[Records with drawing code]
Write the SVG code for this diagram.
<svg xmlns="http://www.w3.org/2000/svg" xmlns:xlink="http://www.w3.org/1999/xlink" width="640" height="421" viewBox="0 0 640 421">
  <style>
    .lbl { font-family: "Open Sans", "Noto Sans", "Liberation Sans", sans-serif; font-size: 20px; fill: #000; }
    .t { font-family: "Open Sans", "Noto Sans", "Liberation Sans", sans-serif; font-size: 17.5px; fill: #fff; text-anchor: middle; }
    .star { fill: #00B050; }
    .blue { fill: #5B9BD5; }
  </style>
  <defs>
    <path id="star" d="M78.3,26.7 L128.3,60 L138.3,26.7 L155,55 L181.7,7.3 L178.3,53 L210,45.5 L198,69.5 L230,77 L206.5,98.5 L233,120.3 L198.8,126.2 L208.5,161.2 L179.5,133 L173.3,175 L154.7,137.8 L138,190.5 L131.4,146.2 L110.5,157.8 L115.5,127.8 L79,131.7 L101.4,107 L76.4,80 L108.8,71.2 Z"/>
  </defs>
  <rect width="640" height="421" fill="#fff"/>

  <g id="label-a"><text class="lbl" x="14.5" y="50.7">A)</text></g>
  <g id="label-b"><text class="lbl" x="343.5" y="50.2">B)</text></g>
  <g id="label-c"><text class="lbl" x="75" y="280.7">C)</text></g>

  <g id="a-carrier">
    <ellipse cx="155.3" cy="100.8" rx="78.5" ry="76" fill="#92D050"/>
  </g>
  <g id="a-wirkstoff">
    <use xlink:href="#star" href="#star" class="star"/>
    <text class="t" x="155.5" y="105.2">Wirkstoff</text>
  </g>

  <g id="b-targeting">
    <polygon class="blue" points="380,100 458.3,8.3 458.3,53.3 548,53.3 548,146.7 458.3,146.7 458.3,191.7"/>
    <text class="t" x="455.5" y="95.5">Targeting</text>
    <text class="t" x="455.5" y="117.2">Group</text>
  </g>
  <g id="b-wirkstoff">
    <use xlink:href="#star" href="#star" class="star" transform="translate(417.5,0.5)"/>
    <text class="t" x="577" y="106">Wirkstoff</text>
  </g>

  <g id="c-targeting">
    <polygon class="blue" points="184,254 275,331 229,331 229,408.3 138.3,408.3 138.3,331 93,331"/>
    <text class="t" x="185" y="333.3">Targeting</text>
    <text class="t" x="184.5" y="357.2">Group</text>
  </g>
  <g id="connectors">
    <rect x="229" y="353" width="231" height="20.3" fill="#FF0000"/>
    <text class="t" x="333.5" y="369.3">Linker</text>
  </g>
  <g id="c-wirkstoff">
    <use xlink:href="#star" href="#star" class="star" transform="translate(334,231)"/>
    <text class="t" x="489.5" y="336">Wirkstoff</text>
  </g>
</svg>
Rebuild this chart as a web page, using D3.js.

- Challenge -
Restate the records, all of them, precisely as written.

- Result for this exercise -
Write the SVG code for this diagram.
<svg xmlns="http://www.w3.org/2000/svg" xmlns:xlink="http://www.w3.org/1999/xlink" width="640" height="421" viewBox="0 0 640 421">
  <style>
    .lbl { font-family: "Open Sans", "Noto Sans", "Liberation Sans", sans-serif; font-size: 20px; fill: #000; }
    .t { font-family: "Open Sans", "Noto Sans", "Liberation Sans", sans-serif; font-size: 17.5px; fill: #fff; text-anchor: middle; }
    .star { fill: #00B050; }
    .blue { fill: #5B9BD5; }
  </style>
  <defs>
    <path id="star" d="M78.3,26.7 L128.3,60 L138.3,26.7 L155,55 L181.7,7.3 L178.3,53 L210,45.5 L198,69.5 L230,77 L206.5,98.5 L233,120.3 L198.8,126.2 L208.5,161.2 L179.5,133 L173.3,175 L154.7,137.8 L138,190.5 L131.4,146.2 L110.5,157.8 L115.5,127.8 L79,131.7 L101.4,107 L76.4,80 L108.8,71.2 Z"/>
  </defs>
  <rect width="640" height="421" fill="#fff"/>

  <g id="label-a"><text class="lbl" x="14.5" y="50.7">A)</text></g>
  <g id="label-b"><text class="lbl" x="343.5" y="50.2">B)</text></g>
  <g id="label-c"><text class="lbl" x="75" y="280.7">C)</text></g>

  <g id="a-carrier">
    <ellipse cx="155.3" cy="100.8" rx="78.5" ry="76" fill="#92D050"/>
  </g>
  <g id="a-wirkstoff">
    <use xlink:href="#star" href="#star" class="star"/>
    <text class="t" x="155.5" y="105.2">Wirkstoff</text>
  </g>

  <g id="b-targeting">
    <polygon class="blue" points="380,100 458.3,8.3 458.3,53.3 548,53.3 548,146.7 458.3,146.7 458.3,191.7"/>
    <text class="t" x="455.5" y="95.5">Targeting</text>
    <text class="t" x="455.5" y="117.2">Group</text>
  </g>
  <g id="b-wirkstoff">
    <use xlink:href="#star" href="#star" class="star" transform="translate(417.5,0.5)"/>
    <text class="t" x="577" y="106">Wirkstoff</text>
  </g>

  <g id="c-targeting">
    <polygon class="blue" points="184,254 275,331 229,331 229,408.3 138.3,408.3 138.3,331 93,331"/>
    <text class="t" x="185" y="333.3">Targeting</text>
    <text class="t" x="184.5" y="357.2">Group</text>
  </g>
  <g id="connectors">
    <rect x="229" y="353" width="231" height="20.3" fill="#FF0000"/>
    <text class="t" x="333.5" y="369.3">Linker</text>
  </g>
  <g id="c-wirkstoff">
    <use xlink:href="#star" href="#star" class="star" transform="translate(334,231)"/>
    <text class="t" x="489.5" y="336">Wirkstoff</text>
  </g>
</svg>
Rebuild this chart as a web page, using D3.js.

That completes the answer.